For all that he’s accomplished in his career, it’s a fair argument to claim that Kazuto Ioka’s place in history is well secured.

Taking out the potential heir to the throne, however, is motivation enough to further enhance his legacy.

Ioka (25-2, 14KOs) attempts the second defense of his junior bantamweight title versus countryman and unbeaten former three-division titlist Kosei Tanaka (15-0, 9KOs). Their long-anticipated clash takes place December 31 at Ota-City General Gymnasium in Tokyo, precisely where both left off in separate bouts exactly one year prior.
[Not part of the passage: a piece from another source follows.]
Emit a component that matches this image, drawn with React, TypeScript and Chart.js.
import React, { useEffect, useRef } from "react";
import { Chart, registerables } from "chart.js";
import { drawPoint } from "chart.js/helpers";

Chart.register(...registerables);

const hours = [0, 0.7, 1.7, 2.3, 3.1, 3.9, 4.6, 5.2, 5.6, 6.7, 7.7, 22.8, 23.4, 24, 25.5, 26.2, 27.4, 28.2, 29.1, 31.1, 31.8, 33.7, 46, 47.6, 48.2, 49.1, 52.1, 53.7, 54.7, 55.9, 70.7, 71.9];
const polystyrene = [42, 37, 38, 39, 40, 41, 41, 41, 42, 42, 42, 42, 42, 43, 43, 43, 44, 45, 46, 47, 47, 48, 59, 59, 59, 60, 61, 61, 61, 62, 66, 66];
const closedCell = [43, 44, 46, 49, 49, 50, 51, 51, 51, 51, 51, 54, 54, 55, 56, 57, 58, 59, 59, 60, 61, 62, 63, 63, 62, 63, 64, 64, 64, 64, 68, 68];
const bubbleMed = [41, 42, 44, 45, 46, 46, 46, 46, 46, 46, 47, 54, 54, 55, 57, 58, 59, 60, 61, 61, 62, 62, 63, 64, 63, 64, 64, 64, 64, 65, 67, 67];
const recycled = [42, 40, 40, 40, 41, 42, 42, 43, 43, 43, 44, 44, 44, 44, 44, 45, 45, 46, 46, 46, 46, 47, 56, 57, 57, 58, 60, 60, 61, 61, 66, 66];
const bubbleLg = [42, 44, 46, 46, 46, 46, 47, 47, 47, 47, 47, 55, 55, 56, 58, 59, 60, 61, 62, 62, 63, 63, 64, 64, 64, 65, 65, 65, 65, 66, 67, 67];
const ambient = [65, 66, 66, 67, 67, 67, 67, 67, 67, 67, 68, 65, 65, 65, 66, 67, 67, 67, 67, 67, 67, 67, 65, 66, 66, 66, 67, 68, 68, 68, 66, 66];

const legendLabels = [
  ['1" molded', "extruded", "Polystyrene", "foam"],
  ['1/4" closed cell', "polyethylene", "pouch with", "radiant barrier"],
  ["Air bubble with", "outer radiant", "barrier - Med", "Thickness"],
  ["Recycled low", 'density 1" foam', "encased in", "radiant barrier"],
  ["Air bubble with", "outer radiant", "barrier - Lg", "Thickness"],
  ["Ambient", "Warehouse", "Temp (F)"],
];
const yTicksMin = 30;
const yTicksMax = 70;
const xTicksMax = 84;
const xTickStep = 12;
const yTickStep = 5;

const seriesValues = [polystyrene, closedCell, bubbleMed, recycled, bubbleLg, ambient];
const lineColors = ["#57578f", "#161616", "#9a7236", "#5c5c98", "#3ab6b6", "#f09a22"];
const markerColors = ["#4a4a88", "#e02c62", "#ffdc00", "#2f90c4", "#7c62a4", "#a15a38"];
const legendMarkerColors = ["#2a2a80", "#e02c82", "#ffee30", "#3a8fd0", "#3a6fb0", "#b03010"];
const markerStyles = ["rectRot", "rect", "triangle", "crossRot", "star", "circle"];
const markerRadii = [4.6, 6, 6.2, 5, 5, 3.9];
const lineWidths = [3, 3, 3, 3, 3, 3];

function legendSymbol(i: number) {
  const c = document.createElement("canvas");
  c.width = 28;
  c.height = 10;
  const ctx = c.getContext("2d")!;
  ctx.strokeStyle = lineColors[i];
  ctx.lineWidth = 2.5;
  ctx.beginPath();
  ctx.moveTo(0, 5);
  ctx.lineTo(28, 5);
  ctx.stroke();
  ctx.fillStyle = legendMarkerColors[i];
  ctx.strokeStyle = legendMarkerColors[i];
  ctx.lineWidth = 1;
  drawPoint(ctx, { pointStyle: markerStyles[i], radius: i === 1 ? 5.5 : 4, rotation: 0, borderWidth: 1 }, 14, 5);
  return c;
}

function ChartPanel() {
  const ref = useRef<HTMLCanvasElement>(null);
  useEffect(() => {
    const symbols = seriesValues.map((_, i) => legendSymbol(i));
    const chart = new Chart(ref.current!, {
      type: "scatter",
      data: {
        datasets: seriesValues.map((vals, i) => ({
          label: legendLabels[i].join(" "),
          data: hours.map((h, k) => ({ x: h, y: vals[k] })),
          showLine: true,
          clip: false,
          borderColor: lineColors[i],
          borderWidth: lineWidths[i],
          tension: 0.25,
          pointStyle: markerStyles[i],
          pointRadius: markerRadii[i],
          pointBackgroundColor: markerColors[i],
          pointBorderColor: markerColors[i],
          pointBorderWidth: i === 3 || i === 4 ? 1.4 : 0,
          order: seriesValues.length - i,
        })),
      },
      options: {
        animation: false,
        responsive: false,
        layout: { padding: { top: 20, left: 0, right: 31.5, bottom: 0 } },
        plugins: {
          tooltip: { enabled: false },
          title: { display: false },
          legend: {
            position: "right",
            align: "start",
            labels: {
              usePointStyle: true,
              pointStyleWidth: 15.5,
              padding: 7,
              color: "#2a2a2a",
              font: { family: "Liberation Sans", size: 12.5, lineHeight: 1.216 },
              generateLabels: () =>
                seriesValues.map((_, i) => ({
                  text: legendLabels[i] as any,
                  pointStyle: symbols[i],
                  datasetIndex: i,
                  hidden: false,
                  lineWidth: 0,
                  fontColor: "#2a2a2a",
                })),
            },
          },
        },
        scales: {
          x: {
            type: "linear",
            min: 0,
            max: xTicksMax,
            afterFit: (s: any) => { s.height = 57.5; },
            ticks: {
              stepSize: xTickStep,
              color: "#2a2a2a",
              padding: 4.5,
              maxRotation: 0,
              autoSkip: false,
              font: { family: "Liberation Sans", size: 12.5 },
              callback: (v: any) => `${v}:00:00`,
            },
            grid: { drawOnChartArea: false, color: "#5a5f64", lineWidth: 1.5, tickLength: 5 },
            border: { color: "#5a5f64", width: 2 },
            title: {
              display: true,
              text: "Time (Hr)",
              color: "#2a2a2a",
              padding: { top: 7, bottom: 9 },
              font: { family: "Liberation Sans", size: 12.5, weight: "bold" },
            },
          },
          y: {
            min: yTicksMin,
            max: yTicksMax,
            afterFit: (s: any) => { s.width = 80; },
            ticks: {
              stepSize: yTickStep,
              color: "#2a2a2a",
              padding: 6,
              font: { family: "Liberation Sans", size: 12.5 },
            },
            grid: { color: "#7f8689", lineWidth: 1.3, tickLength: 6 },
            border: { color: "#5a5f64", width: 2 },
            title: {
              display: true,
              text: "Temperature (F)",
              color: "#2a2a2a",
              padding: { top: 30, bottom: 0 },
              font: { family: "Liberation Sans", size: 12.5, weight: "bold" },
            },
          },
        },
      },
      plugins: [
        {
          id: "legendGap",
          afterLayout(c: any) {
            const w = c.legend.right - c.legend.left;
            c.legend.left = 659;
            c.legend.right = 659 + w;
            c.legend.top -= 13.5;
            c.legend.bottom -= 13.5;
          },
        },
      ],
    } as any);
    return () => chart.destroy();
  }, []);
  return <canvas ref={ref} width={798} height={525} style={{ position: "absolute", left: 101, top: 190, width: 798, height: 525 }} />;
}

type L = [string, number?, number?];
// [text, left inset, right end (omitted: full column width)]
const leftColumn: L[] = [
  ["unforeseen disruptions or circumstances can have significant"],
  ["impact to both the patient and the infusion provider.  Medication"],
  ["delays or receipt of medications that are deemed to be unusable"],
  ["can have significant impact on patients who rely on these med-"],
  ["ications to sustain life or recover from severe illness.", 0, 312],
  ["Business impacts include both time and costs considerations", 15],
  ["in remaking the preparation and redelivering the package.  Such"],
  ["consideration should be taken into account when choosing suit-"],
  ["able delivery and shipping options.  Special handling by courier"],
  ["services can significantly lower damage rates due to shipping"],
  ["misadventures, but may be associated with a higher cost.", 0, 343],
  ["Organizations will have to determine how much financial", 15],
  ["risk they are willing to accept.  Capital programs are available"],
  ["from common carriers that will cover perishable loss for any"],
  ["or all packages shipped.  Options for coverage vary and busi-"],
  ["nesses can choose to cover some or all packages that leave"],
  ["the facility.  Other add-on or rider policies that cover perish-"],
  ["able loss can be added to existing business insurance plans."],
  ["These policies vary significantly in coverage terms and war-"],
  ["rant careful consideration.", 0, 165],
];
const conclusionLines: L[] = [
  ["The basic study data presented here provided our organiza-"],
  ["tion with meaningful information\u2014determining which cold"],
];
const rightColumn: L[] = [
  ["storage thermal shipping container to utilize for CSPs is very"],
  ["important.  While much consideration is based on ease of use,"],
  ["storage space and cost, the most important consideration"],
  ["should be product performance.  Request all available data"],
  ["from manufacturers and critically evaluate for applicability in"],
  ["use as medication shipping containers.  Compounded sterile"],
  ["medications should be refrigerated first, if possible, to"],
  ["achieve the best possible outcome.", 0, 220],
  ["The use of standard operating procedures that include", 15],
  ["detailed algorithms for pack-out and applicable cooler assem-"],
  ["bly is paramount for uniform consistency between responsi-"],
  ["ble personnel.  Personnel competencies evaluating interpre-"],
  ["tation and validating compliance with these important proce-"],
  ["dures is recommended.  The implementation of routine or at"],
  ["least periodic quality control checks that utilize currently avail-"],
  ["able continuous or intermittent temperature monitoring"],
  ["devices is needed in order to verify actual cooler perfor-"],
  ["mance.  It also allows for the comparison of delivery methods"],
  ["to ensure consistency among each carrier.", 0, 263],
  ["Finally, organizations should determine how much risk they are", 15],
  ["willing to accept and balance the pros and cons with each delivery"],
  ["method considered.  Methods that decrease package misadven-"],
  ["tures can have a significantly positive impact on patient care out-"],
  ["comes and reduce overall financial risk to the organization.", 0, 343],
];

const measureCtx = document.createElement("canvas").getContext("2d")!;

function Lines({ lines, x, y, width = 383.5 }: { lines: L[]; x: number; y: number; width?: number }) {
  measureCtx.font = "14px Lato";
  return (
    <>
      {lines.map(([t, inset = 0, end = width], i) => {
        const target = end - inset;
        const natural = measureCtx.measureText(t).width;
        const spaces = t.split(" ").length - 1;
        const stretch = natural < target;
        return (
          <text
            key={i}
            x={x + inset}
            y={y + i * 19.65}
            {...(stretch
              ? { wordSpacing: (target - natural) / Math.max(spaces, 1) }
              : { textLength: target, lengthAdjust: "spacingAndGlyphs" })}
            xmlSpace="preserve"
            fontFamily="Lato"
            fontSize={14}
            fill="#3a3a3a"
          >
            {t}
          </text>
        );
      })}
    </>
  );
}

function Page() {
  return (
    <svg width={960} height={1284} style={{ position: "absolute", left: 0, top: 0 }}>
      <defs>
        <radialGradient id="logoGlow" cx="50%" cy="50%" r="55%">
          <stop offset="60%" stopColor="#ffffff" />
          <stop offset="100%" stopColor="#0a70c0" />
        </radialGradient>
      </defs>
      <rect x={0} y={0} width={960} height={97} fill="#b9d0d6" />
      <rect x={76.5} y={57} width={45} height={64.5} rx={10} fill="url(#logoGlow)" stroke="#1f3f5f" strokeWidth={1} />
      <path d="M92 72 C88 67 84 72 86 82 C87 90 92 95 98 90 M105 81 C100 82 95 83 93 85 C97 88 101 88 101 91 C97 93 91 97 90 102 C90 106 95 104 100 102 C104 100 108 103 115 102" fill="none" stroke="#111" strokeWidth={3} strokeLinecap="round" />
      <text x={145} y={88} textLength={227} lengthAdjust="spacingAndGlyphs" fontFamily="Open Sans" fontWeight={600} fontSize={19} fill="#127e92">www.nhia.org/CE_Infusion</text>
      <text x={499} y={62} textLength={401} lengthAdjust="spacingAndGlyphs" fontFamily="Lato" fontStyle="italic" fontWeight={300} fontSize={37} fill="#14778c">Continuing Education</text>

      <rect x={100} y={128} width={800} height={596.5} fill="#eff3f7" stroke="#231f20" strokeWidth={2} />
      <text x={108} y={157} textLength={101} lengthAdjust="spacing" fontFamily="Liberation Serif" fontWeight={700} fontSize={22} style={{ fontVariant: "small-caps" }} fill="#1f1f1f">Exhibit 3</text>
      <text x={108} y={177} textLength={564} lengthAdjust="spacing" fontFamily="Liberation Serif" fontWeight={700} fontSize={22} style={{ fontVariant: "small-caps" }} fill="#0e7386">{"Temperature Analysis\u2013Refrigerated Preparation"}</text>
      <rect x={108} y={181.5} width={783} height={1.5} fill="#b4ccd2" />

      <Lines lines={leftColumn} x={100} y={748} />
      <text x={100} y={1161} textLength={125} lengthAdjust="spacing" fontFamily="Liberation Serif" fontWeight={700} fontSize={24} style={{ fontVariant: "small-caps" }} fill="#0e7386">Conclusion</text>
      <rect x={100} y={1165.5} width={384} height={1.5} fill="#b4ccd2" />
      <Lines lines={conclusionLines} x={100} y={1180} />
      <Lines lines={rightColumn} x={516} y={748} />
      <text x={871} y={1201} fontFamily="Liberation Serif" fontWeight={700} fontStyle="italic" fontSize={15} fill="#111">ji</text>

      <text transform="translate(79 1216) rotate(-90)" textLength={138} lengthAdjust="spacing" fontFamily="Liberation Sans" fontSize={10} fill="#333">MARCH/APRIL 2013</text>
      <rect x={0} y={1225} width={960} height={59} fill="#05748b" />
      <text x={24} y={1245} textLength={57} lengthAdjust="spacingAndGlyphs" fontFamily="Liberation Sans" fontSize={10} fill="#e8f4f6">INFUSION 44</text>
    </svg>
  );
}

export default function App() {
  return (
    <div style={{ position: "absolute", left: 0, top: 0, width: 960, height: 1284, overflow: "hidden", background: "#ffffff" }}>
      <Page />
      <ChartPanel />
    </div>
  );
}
Talks of a head-on collision began soon thereafter, only for the ongoing coronavirus pandemic to leave them both out of the ring for all of 2020. The upside is that Ioka will continue his time-honored tradition of headlining a New Year’s Eve show, his ninth in 10 years he’s spent on the title stage.
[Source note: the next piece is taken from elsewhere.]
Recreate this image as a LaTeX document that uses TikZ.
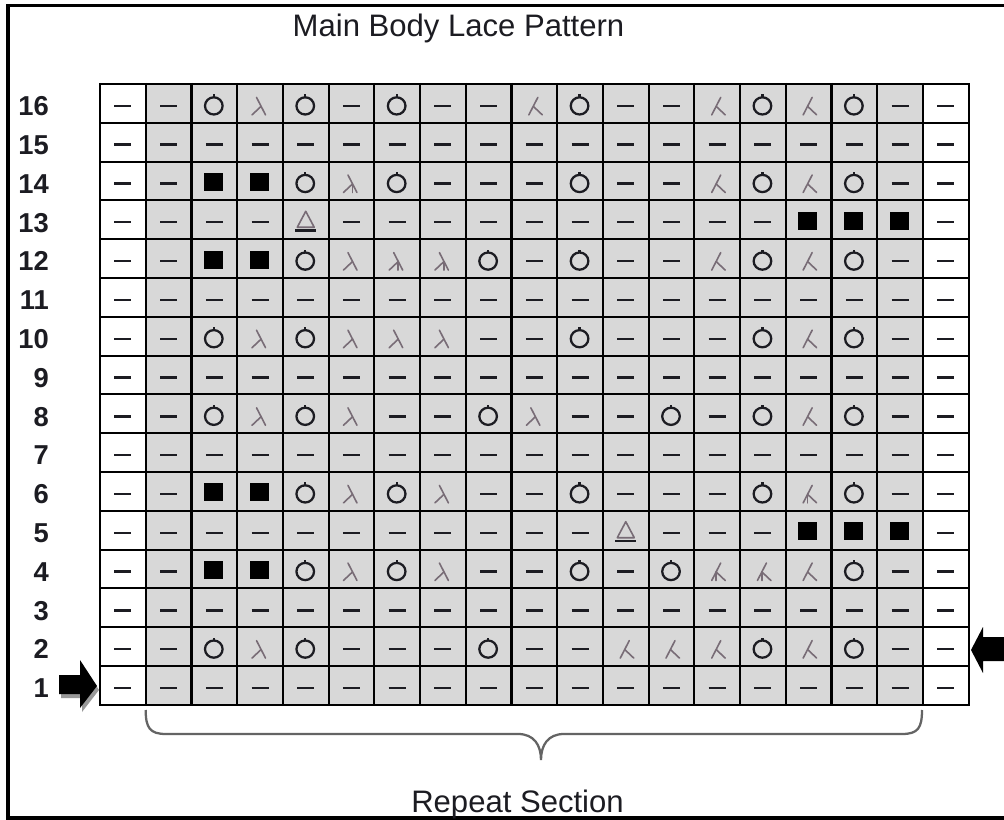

“With the world pandemic and with so many people worried about just today and the future, in my case in Japan, I’m appreciative to be able to get this chance,” Ioka told “I have another chance to give positive vibes to all the people watching the fight on New Year’s Eve.”
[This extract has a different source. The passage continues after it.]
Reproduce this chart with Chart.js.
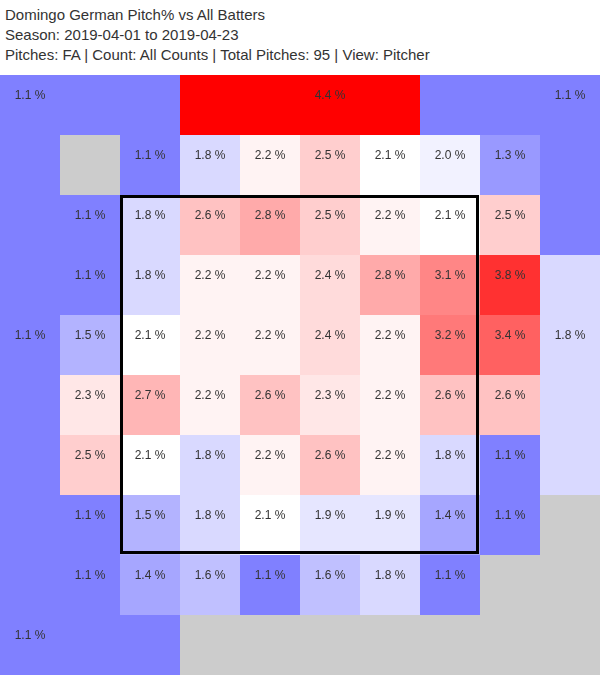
<!DOCTYPE html>
<html>
<head>
<meta charset="utf-8">
<script src="https://cdn.jsdelivr.net/npm/chart.js@4"></script>
<style>
  body { margin: 0; background: #fff; }
  .title { height: 75px; box-sizing: border-box; padding: 5px 0 0 5px; font: 15px Arial, "Liberation Sans", sans-serif; line-height: 20px; color: #333; }
  .wrap { position: relative; width: 600px; height: 600px; }
</style>
</head>
<body>
<div class="title">
  <div>Domingo German Pitch% vs All Batters</div>
  <div>Season: 2019-04-01 to 2019-04-23</div>
  <div>Pitches: FA | Count: All Counts | Total Pitches: 95 | View: Pitcher</div>
</div>
<div class="wrap"><canvas id="zoneChart"></canvas></div>
<script>
// zone columns, left to right (pitcher view)
const columns = ["c0", "c1", "c2", "c3", "c4", "c5", "c6", "c7", "c8", "c9"];

// pitch % per grid cell, top row first; null = no pitches (gray)
const row0 = [1.1, 1.1, 1.1, 4.4, 4.4, 4.4, 4.4, 1.1, 1.1, 1.1];
const row1 = [1.1, null, 1.1, 1.8, 2.2, 2.5, 2.1, 2.0, 1.3, 1.1];
const row2 = [1.1, 1.1, 1.8, 2.6, 2.8, 2.5, 2.2, 2.1, 2.5, 1.1];
const row3 = [1.1, 1.1, 1.8, 2.2, 2.2, 2.4, 2.8, 3.1, 3.8, 1.8];
const row4 = [1.1, 1.5, 2.1, 2.2, 2.2, 2.4, 2.2, 3.2, 3.4, 1.8];
const row5 = [1.1, 2.3, 2.7, 2.2, 2.6, 2.3, 2.2, 2.6, 2.6, 1.8];
const row6 = [1.1, 2.5, 2.1, 1.8, 2.2, 2.6, 2.2, 1.8, 1.1, 1.8];
const row7 = [1.1, 1.1, 1.5, 1.8, 2.1, 1.9, 1.9, 1.4, 1.1, null];
const row8 = [1.1, 1.1, 1.4, 1.6, 1.1, 1.6, 1.8, 1.1, null, null];
const row9 = [1.1, 1.1, 1.1, null, null, null, null, null, null, null];
const gridRows = [row0, row1, row2, row3, row4, row5, row6, row7, row8, row9];

// which cells print their value (outer zones print once)
const labelMask = [
  "L....L...L",
  "..LLLLLLL.",
  ".LLLLLLLL.",
  ".LLLLLLLL.",
  "LLLLLLLLLL",
  ".LLLLLLLL.",
  ".LLLLLLLL.",
  ".LLLLLLLL.",
  ".LLLLLLL..",
  "L.........",
];

// strike zone in grid units (first/last column and row)
const zoneCols = [2, 7];
const zoneRows = [2, 7];

function pctColor(v) {
  if (v === null) return "#cccccc";
  var c;
  if (v <= 2.1) {
    c = Math.round(128 + 127 * Math.max(0, (v - 1.1) / 1.0));
    return "rgb(" + c + "," + c + ",255)";
  }
  c = Math.round(255 - 255 * Math.min(1, (v - 2.1) / 2.1));
  return "rgb(255," + c + "," + c + ")";
}

const datasets = gridRows.map(function (vals, r) {
  return {
    label: "row " + r,
    data: vals.map(function () { return [r, r + 1]; }),
    pct: vals,
    backgroundColor: vals.map(pctColor),
    borderWidth: 0,
    inflateAmount: 0,
    grouped: false,
    barPercentage: 1,
    categoryPercentage: 1,
  };
});

const cellLabels = {
  id: "cellLabels",
  afterDatasetsDraw: function (chart) {
    const ctx = chart.ctx;
    const y = chart.scales.y;
    ctx.save();
    ctx.font = "12px Arial, 'Liberation Sans', sans-serif";
    ctx.fillStyle = "#333";
    ctx.textAlign = "center";
    ctx.textBaseline = "middle";
    chart.data.datasets.forEach(function (ds, r) {
      chart.getDatasetMeta(r).data.forEach(function (bar, c) {
        if (labelMask[r][c] !== "L" || ds.pct[c] === null) return;
        ctx.fillText(ds.pct[c].toFixed(1) + " %", bar.x, y.getPixelForValue(r + 0.35));
      });
    });

    // strike zone box
    const x = chart.scales.x;
    const x0 = x.getPixelForValue(zoneCols[0] - 0.5);
    const x1 = x.getPixelForValue(zoneCols[1] + 0.5);
    const y0 = y.getPixelForValue(zoneRows[0]);
    const y1 = y.getPixelForValue(zoneRows[1] + 1);
    ctx.strokeStyle = "#000";
    ctx.lineWidth = 3;
    ctx.strokeRect(x0 + 1.5, y0 + 1.5, x1 - x0 - 4, y1 - y0 - 4);
    ctx.restore();
  },
};

new Chart(document.getElementById("zoneChart"), {
  type: "bar",
  data: { labels: columns, datasets: datasets },
  options: {
    responsive: true,
    maintainAspectRatio: false,
    animation: false,
    layout: { padding: 0 },
    scales: {
      x: { display: false, offset: true, grid: { display: false } },
      y: { display: false, min: 0, max: 10, reverse: true, grid: { display: false } },
    },
    plugins: {
      legend: { display: false },
      tooltip: { enabled: false },
      title: { display: false },
    },
  },
  plugins: [cellLabels],
});
</script>
</body>
</html>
Ioka’s first such occasion came in 2011, making the second defense of the strawweight title he claimed earlier that year in just his seventh pro fight. His rise to championship status was the fastest ever in his nation’s history, trumped by Tanaka who accomplished the feat in his fifth fight in 2015.

Tanaka went on to claim belt at 108- and 112-pounds, the latter coming in his 12th pro fight. The feat matched that of Vasiliy Lomachenko as the fastest to three division titles by a male boxer. Ioka managed to get there in 18 fights and on his second try at flyweight, though has since added a junior bantamweight belt following a 10th round knockout of Aston Palicte last June.

The latter feat leaves the 31-year old Ioke as Japan’s only-ever four division champ, a feat Tanaka aims to match on New Year’s Eve. A win by the unbeaten 25-year old will earn him the distinction as boxing’s quickest ever to four divisional titles, doing so by his 16th fight.

Ioka isn’t quite ready to create that type of history—or determine where Tanaka even belongs in that conversation.

“He’s a young, energetic and hungry fighter looking to take my crown,” notes Ioka, who sees this as far more as a perceived threat than a friendly rivalry. “So, I really don’t have much feeling about him.”